Elsewhere: "SEC Chairman Jay Clayton said so-called initial coin offerings in many cases looked like securities, raising the prospect the agency will take a more aggressive stance to this red-hot fundraising method." I mean, yes? Really it is shocking that the Securities and Exchange Commission hasn't gone after any ICOs for being unregistered securities offerings.
People are worried about unicorns.
Uber Technologies Inc. Chief Executive Officer Dara Khosrowshahi spoke at the DealBook conference yesterday, saying a lot of what you'd expect him to say, including that "the culture went wrong" at Uber under his predecessor Travis Kalanick, and that he "is trying to put his own imprimatur on the company in what he calls 'Uber 2.0.'" I have to say that using decimal version numbers as the public brand names of actual software products seems to have gone out of style when I was in high school. Really it should be Uber Ice Cream Sandwich or Uber Snow Leopard or something.

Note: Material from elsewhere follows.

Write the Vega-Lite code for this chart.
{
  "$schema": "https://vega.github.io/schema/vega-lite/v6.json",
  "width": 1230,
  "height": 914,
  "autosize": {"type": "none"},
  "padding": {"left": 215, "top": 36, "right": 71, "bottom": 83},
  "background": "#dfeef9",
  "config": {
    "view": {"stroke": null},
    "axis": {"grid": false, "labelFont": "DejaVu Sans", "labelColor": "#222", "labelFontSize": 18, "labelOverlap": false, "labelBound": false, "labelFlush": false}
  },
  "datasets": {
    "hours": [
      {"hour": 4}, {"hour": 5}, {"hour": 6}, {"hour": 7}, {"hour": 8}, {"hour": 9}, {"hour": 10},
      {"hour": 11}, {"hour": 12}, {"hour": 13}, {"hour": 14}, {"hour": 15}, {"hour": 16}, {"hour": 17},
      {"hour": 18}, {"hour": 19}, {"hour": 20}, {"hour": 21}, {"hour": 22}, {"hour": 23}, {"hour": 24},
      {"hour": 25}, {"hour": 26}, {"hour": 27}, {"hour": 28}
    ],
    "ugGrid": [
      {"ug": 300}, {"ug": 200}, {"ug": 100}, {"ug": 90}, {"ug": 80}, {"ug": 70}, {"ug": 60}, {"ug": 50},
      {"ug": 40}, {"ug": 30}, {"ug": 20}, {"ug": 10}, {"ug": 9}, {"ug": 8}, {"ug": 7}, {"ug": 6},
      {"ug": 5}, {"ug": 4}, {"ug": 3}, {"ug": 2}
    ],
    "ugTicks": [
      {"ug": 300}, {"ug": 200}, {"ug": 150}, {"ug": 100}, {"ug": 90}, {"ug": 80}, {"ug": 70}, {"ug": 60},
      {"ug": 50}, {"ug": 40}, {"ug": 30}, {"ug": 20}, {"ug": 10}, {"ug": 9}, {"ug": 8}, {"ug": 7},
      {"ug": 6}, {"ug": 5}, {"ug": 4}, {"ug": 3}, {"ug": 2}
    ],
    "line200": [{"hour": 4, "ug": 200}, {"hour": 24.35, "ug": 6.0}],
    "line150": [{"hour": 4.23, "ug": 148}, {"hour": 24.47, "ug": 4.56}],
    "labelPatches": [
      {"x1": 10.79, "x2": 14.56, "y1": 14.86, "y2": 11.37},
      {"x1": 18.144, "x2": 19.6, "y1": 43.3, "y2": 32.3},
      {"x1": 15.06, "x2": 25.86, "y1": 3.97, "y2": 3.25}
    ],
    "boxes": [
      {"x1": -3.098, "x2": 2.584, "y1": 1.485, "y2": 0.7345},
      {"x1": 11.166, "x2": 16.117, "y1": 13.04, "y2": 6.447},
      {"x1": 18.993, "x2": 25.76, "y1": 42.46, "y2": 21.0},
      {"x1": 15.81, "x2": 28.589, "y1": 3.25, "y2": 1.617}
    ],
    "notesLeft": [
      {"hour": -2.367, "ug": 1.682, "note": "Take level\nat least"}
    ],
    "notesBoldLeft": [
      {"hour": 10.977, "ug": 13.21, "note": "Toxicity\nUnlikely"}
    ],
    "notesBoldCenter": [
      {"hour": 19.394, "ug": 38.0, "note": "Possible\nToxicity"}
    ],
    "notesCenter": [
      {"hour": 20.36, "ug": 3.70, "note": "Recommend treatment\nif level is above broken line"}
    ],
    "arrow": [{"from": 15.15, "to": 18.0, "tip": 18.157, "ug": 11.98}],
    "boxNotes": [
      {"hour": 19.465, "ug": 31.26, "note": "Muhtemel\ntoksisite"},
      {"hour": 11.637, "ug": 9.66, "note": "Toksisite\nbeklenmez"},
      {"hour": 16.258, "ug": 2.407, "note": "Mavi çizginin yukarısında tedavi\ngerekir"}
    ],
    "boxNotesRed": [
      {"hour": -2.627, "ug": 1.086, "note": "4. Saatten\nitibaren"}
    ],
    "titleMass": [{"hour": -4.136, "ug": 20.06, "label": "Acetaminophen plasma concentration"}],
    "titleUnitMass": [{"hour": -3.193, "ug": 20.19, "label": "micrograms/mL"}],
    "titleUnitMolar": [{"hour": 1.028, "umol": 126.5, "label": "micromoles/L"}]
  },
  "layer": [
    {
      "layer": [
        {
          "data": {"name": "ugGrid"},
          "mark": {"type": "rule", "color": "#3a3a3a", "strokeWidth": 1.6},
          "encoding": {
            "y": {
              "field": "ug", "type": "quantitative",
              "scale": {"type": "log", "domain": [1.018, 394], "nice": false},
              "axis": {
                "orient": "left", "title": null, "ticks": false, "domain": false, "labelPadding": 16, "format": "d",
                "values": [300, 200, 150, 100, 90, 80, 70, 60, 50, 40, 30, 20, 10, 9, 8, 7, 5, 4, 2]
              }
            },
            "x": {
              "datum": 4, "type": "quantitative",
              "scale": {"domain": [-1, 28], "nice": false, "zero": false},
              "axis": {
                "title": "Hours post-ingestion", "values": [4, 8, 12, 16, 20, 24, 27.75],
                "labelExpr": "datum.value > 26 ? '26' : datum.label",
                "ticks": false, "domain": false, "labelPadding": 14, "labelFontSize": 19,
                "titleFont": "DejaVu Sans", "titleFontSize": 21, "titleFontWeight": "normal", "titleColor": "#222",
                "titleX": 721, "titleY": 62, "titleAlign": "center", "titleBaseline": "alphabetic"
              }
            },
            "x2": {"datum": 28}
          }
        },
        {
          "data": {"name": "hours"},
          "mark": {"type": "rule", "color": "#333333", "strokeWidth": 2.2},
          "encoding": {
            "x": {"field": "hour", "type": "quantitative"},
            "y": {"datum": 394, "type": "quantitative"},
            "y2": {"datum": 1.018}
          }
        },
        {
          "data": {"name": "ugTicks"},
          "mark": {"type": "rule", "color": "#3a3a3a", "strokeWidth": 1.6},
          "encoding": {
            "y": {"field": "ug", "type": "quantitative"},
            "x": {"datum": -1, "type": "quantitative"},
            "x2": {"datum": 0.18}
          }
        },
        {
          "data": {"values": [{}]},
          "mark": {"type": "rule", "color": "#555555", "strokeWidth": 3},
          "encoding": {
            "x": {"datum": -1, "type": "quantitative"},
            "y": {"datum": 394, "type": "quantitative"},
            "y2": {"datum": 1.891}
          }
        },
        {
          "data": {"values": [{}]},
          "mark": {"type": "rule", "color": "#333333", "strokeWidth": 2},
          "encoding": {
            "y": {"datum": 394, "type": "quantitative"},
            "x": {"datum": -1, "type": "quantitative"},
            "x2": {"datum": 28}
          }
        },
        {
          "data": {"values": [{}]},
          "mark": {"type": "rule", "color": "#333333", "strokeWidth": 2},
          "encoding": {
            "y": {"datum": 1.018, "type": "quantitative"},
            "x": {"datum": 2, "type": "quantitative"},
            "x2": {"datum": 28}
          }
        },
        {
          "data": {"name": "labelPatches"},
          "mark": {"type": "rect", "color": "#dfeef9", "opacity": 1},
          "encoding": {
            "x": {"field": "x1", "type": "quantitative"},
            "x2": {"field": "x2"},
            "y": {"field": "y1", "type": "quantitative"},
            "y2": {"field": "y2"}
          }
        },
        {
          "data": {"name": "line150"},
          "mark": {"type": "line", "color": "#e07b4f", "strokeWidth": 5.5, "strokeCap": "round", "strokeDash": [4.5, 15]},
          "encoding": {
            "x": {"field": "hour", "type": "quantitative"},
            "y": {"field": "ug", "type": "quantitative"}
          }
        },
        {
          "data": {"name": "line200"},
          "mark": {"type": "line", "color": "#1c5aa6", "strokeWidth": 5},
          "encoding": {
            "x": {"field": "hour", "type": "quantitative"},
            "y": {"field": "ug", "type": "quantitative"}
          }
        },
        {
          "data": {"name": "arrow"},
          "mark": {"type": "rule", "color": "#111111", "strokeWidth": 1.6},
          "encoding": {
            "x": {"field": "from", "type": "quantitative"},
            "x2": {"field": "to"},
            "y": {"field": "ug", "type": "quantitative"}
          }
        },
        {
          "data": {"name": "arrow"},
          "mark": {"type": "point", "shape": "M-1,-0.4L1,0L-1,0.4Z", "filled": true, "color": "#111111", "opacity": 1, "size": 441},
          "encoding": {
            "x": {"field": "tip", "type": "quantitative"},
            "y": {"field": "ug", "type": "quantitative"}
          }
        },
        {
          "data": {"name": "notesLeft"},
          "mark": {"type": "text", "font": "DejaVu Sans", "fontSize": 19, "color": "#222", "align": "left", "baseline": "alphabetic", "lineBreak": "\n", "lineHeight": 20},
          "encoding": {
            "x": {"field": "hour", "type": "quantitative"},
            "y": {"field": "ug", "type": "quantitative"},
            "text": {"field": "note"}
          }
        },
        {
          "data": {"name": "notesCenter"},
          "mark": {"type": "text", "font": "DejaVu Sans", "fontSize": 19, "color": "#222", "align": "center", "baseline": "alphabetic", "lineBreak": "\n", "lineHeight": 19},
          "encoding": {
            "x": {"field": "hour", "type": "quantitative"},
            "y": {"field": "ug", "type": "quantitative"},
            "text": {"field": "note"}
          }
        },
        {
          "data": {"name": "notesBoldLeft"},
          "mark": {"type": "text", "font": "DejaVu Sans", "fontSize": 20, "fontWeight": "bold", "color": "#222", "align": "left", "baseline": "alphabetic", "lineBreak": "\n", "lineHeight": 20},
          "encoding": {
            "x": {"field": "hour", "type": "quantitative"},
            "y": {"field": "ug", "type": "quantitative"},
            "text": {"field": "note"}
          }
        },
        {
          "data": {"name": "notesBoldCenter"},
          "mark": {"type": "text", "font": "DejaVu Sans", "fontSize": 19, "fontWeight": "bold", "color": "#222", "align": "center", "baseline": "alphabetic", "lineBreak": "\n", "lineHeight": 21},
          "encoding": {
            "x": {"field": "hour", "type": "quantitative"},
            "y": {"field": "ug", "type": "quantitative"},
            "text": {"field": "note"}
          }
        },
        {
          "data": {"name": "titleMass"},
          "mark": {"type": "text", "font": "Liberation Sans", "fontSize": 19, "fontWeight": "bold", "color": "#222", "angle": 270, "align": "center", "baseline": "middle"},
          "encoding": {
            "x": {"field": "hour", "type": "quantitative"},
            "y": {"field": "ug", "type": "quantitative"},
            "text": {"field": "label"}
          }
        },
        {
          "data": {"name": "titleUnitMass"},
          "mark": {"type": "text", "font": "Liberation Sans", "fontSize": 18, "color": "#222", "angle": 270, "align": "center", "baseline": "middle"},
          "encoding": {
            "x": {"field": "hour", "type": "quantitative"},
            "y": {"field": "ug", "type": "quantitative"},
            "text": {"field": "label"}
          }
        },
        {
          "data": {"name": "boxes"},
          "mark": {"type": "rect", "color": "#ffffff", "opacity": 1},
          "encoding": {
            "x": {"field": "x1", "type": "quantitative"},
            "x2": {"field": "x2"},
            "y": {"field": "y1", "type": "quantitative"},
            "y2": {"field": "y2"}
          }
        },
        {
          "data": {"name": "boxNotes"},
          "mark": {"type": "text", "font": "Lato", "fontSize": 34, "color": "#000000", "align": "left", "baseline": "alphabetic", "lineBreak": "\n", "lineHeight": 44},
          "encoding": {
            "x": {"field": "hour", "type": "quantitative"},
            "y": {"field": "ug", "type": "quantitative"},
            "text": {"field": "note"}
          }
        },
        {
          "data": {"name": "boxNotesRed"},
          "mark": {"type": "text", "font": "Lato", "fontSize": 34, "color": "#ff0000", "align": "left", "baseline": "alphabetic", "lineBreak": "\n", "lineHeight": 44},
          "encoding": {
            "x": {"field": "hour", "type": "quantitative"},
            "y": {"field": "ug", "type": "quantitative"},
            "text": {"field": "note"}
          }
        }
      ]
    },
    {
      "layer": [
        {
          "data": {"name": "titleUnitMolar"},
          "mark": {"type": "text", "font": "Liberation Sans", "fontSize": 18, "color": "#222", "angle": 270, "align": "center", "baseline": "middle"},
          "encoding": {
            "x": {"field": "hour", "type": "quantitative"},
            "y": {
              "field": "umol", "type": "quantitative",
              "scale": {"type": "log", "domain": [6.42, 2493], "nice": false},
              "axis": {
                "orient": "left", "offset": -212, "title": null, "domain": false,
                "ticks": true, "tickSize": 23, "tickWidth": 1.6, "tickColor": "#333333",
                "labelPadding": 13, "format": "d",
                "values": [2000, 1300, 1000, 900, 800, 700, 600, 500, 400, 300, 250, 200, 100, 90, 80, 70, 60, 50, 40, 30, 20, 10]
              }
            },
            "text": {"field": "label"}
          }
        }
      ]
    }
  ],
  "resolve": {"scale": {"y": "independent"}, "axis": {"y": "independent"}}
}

Anyway Khosrowshahi also said that Uber will go public by 2019:
"We have all of the disadvantages of being a public company, as far as the spotlight on us, without any of the advantages," he said in his first high-profile appearance since he became CEO. "So Travis [Kalanick] and the whole board now agree we should just go public. The numbers support it."
I've been saying something like that forever, though in my version Uber also has most of the advantages (name recognition, ability to raise limitless funds, secondary liquidity) of being public. And to be fair, when Uber does go public, it will have a few new disadvantages: frequent public disclosure of audited financials, for one thing, and a mark-to-market stock price that will incorporate scandals and setbacks instantly and publicly, rather than a static most-recent-private-valuation number that can be propped up with gimmickry. But basically Khosrowshahi is right. It would be a bit silly to worry about going public and being subjected to the short-term whims of activist shareholders, given that Khosrowshahi is already a CEO who was installed by activist shareholders after the previous CEO was deposed.